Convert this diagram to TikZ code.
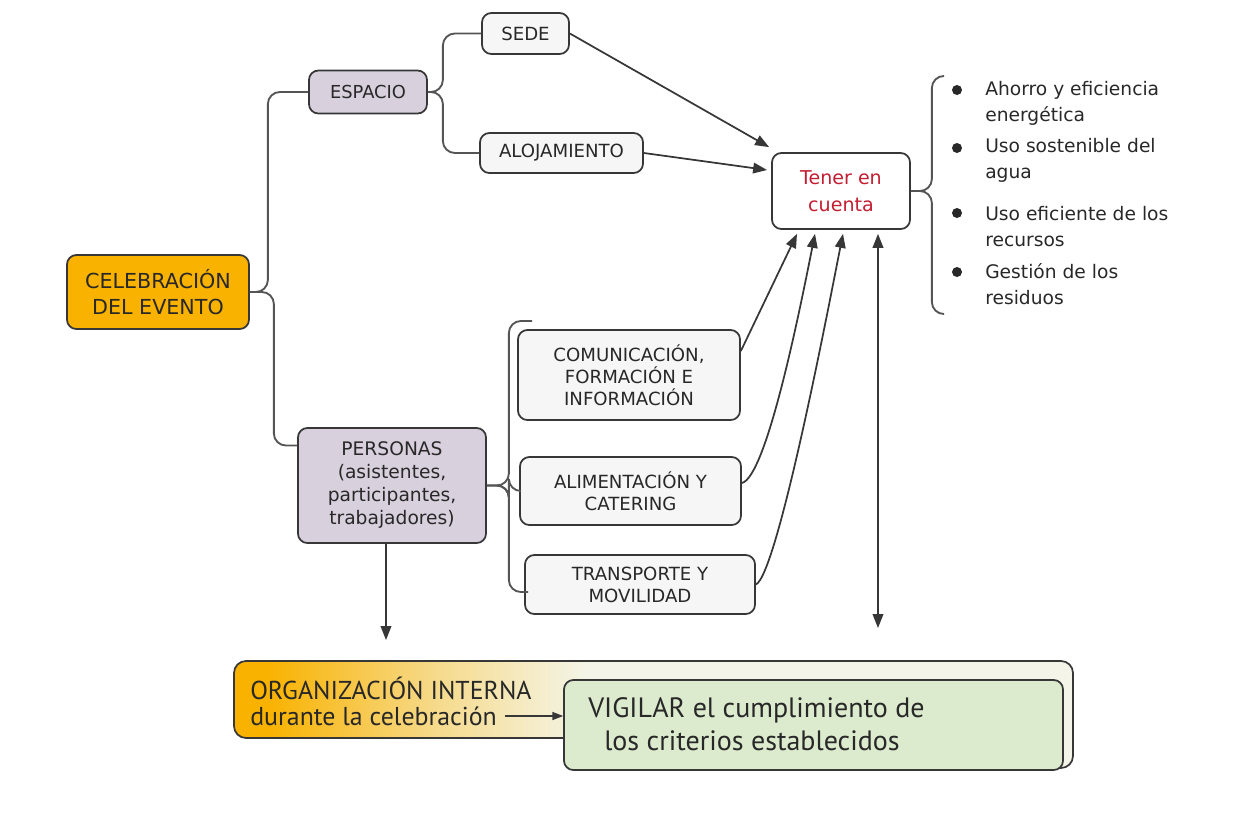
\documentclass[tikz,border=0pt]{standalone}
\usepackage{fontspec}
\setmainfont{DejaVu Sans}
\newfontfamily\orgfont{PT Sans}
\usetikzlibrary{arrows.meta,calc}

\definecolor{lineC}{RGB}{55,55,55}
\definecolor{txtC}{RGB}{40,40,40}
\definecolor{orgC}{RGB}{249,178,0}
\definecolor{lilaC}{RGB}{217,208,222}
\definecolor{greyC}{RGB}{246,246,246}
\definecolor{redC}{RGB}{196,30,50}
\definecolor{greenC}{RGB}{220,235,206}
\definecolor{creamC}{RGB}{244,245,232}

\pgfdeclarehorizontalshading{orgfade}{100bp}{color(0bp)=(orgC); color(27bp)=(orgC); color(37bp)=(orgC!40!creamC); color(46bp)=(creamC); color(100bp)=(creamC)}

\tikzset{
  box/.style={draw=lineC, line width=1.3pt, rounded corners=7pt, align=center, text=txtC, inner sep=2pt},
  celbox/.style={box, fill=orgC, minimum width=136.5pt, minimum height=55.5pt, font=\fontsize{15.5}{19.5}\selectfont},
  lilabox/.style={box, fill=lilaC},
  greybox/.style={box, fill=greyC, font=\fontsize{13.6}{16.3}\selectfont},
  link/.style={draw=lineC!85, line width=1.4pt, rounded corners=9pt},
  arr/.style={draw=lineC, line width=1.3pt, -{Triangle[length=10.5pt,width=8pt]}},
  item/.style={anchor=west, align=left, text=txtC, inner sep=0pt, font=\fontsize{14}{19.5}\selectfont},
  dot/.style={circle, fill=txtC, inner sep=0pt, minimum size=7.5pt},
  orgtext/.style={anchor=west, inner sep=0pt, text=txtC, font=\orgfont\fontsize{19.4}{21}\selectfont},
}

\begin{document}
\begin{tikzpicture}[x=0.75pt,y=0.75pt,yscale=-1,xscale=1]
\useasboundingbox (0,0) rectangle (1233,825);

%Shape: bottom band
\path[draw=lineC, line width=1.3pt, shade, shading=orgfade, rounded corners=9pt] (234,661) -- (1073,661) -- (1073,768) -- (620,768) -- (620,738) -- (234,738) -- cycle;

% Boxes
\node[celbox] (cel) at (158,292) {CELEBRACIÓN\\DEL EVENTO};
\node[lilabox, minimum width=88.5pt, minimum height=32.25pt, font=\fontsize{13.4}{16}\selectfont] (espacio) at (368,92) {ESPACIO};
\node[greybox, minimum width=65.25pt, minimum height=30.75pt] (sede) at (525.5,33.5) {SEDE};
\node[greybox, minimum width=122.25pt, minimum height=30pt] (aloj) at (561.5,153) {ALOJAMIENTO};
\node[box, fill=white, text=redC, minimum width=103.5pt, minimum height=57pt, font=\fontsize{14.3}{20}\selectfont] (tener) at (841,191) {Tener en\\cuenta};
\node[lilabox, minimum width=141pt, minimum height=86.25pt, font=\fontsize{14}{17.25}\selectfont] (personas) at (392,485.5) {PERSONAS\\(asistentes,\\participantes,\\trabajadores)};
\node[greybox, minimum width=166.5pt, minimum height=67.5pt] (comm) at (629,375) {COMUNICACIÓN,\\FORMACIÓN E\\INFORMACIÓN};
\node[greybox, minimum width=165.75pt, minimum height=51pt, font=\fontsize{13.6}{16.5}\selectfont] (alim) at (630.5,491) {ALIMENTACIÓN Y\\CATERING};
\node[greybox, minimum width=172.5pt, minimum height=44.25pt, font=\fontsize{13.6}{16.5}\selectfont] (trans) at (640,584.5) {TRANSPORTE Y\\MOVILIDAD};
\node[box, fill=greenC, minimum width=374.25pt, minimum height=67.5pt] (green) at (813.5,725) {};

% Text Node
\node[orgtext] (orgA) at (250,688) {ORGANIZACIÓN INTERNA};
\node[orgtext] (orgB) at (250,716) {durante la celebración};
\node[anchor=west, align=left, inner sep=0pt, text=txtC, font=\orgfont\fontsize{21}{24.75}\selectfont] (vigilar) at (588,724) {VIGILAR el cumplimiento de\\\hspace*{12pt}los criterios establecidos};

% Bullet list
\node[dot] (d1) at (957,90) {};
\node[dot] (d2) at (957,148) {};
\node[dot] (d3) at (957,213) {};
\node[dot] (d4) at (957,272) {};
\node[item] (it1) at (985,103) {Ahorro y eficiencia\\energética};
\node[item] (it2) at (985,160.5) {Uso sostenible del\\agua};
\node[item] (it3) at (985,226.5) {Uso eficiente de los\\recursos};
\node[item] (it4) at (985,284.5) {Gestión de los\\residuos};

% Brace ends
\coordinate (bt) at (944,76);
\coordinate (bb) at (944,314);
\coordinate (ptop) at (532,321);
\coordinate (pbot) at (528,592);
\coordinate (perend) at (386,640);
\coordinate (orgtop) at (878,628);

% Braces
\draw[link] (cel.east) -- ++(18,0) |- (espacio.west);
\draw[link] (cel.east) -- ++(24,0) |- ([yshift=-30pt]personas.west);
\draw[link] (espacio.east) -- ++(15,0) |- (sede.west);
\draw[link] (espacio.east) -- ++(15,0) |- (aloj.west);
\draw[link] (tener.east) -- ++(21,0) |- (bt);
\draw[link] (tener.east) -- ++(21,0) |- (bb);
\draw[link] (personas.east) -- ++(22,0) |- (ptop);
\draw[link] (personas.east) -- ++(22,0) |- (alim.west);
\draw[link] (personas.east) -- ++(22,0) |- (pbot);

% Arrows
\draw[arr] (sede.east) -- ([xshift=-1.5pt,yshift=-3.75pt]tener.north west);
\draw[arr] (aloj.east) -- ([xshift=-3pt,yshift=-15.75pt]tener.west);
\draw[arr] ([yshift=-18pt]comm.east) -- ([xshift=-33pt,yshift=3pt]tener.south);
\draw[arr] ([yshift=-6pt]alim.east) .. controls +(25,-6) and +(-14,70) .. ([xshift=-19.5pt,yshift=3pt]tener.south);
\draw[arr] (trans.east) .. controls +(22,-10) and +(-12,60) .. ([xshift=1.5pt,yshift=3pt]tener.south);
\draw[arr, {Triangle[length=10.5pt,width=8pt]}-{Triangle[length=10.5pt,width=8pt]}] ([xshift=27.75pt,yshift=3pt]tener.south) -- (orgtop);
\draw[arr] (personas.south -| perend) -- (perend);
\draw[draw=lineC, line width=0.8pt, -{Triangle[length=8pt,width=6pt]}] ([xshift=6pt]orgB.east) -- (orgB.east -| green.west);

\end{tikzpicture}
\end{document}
■ ■ ■ ■
WHAT YOU ARE ASKED TO DO: Return the whole listing, word for word, and leave out every picture.

FINISHED TASK:
Convert this diagram to TikZ code.
\documentclass[tikz,border=0pt]{standalone}
\usepackage{fontspec}
\setmainfont{DejaVu Sans}
\newfontfamily\orgfont{PT Sans}
\usetikzlibrary{arrows.meta,calc}

\definecolor{lineC}{RGB}{55,55,55}
\definecolor{txtC}{RGB}{40,40,40}
\definecolor{orgC}{RGB}{249,178,0}
\definecolor{lilaC}{RGB}{217,208,222}
\definecolor{greyC}{RGB}{246,246,246}
\definecolor{redC}{RGB}{196,30,50}
\definecolor{greenC}{RGB}{220,235,206}
\definecolor{creamC}{RGB}{244,245,232}

\pgfdeclarehorizontalshading{orgfade}{100bp}{color(0bp)=(orgC); color(27bp)=(orgC); color(37bp)=(orgC!40!creamC); color(46bp)=(creamC); color(100bp)=(creamC)}

\tikzset{
  box/.style={draw=lineC, line width=1.3pt, rounded corners=7pt, align=center, text=txtC, inner sep=2pt},
  celbox/.style={box, fill=orgC, minimum width=136.5pt, minimum height=55.5pt, font=\fontsize{15.5}{19.5}\selectfont},
  lilabox/.style={box, fill=lilaC},
  greybox/.style={box, fill=greyC, font=\fontsize{13.6}{16.3}\selectfont},
  link/.style={draw=lineC!85, line width=1.4pt, rounded corners=9pt},
  arr/.style={draw=lineC, line width=1.3pt, -{Triangle[length=10.5pt,width=8pt]}},
  item/.style={anchor=west, align=left, text=txtC, inner sep=0pt, font=\fontsize{14}{19.5}\selectfont},
  dot/.style={circle, fill=txtC, inner sep=0pt, minimum size=7.5pt},
  orgtext/.style={anchor=west, inner sep=0pt, text=txtC, font=\orgfont\fontsize{19.4}{21}\selectfont},
}

\begin{document}
\begin{tikzpicture}[x=0.75pt,y=0.75pt,yscale=-1,xscale=1]
\useasboundingbox (0,0) rectangle (1233,825);

%Shape: bottom band
\path[draw=lineC, line width=1.3pt, shade, shading=orgfade, rounded corners=9pt] (234,661) -- (1073,661) -- (1073,768) -- (620,768) -- (620,738) -- (234,738) -- cycle;

% Boxes
\node[celbox] (cel) at (158,292) {CELEBRACIÓN\\DEL EVENTO};
\node[lilabox, minimum width=88.5pt, minimum height=32.25pt, font=\fontsize{13.4}{16}\selectfont] (espacio) at (368,92) {ESPACIO};
\node[greybox, minimum width=65.25pt, minimum height=30.75pt] (sede) at (525.5,33.5) {SEDE};
\node[greybox, minimum width=122.25pt, minimum height=30pt] (aloj) at (561.5,153) {ALOJAMIENTO};
\node[box, fill=white, text=redC, minimum width=103.5pt, minimum height=57pt, font=\fontsize{14.3}{20}\selectfont] (tener) at (841,191) {Tener en\\cuenta};
\node[lilabox, minimum width=141pt, minimum height=86.25pt, font=\fontsize{14}{17.25}\selectfont] (personas) at (392,485.5) {PERSONAS\\(asistentes,\\participantes,\\trabajadores)};
\node[greybox, minimum width=166.5pt, minimum height=67.5pt] (comm) at (629,375) {COMUNICACIÓN,\\FORMACIÓN E\\INFORMACIÓN};
\node[greybox, minimum width=165.75pt, minimum height=51pt, font=\fontsize{13.6}{16.5}\selectfont] (alim) at (630.5,491) {ALIMENTACIÓN Y\\CATERING};
\node[greybox, minimum width=172.5pt, minimum height=44.25pt, font=\fontsize{13.6}{16.5}\selectfont] (trans) at (640,584.5) {TRANSPORTE Y\\MOVILIDAD};
\node[box, fill=greenC, minimum width=374.25pt, minimum height=67.5pt] (green) at (813.5,725) {};

% Text Node
\node[orgtext] (orgA) at (250,688) {ORGANIZACIÓN INTERNA};
\node[orgtext] (orgB) at (250,716) {durante la celebración};
\node[anchor=west, align=left, inner sep=0pt, text=txtC, font=\orgfont\fontsize{21}{24.75}\selectfont] (vigilar) at (588,724) {VIGILAR el cumplimiento de\\\hspace*{12pt}los criterios establecidos};

% Bullet list
\node[dot] (d1) at (957,90) {};
\node[dot] (d2) at (957,148) {};
\node[dot] (d3) at (957,213) {};
\node[dot] (d4) at (957,272) {};
\node[item] (it1) at (985,103) {Ahorro y eficiencia\\energética};
\node[item] (it2) at (985,160.5) {Uso sostenible del\\agua};
\node[item] (it3) at (985,226.5) {Uso eficiente de los\\recursos};
\node[item] (it4) at (985,284.5) {Gestión de los\\residuos};

% Brace ends
\coordinate (bt) at (944,76);
\coordinate (bb) at (944,314);
\coordinate (ptop) at (532,321);
\coordinate (pbot) at (528,592);
\coordinate (perend) at (386,640);
\coordinate (orgtop) at (878,628);

% Braces
\draw[link] (cel.east) -- ++(18,0) |- (espacio.west);
\draw[link] (cel.east) -- ++(24,0) |- ([yshift=-30pt]personas.west);
\draw[link] (espacio.east) -- ++(15,0) |- (sede.west);
\draw[link] (espacio.east) -- ++(15,0) |- (aloj.west);
\draw[link] (tener.east) -- ++(21,0) |- (bt);
\draw[link] (tener.east) -- ++(21,0) |- (bb);
\draw[link] (personas.east) -- ++(22,0) |- (ptop);
\draw[link] (personas.east) -- ++(22,0) |- (alim.west);
\draw[link] (personas.east) -- ++(22,0) |- (pbot);

% Arrows
\draw[arr] (sede.east) -- ([xshift=-1.5pt,yshift=-3.75pt]tener.north west);
\draw[arr] (aloj.east) -- ([xshift=-3pt,yshift=-15.75pt]tener.west);
\draw[arr] ([yshift=-18pt]comm.east) -- ([xshift=-33pt,yshift=3pt]tener.south);
\draw[arr] ([yshift=-6pt]alim.east) .. controls +(25,-6) and +(-14,70) .. ([xshift=-19.5pt,yshift=3pt]tener.south);
\draw[arr] (trans.east) .. controls +(22,-10) and +(-12,60) .. ([xshift=1.5pt,yshift=3pt]tener.south);
\draw[arr, {Triangle[length=10.5pt,width=8pt]}-{Triangle[length=10.5pt,width=8pt]}] ([xshift=27.75pt,yshift=3pt]tener.south) -- (orgtop);
\draw[arr] (personas.south -| perend) -- (perend);
\draw[draw=lineC, line width=0.8pt, -{Triangle[length=8pt,width=6pt]}] ([xshift=6pt]orgB.east) -- (orgB.east -| green.west);

\end{tikzpicture}
\end{document}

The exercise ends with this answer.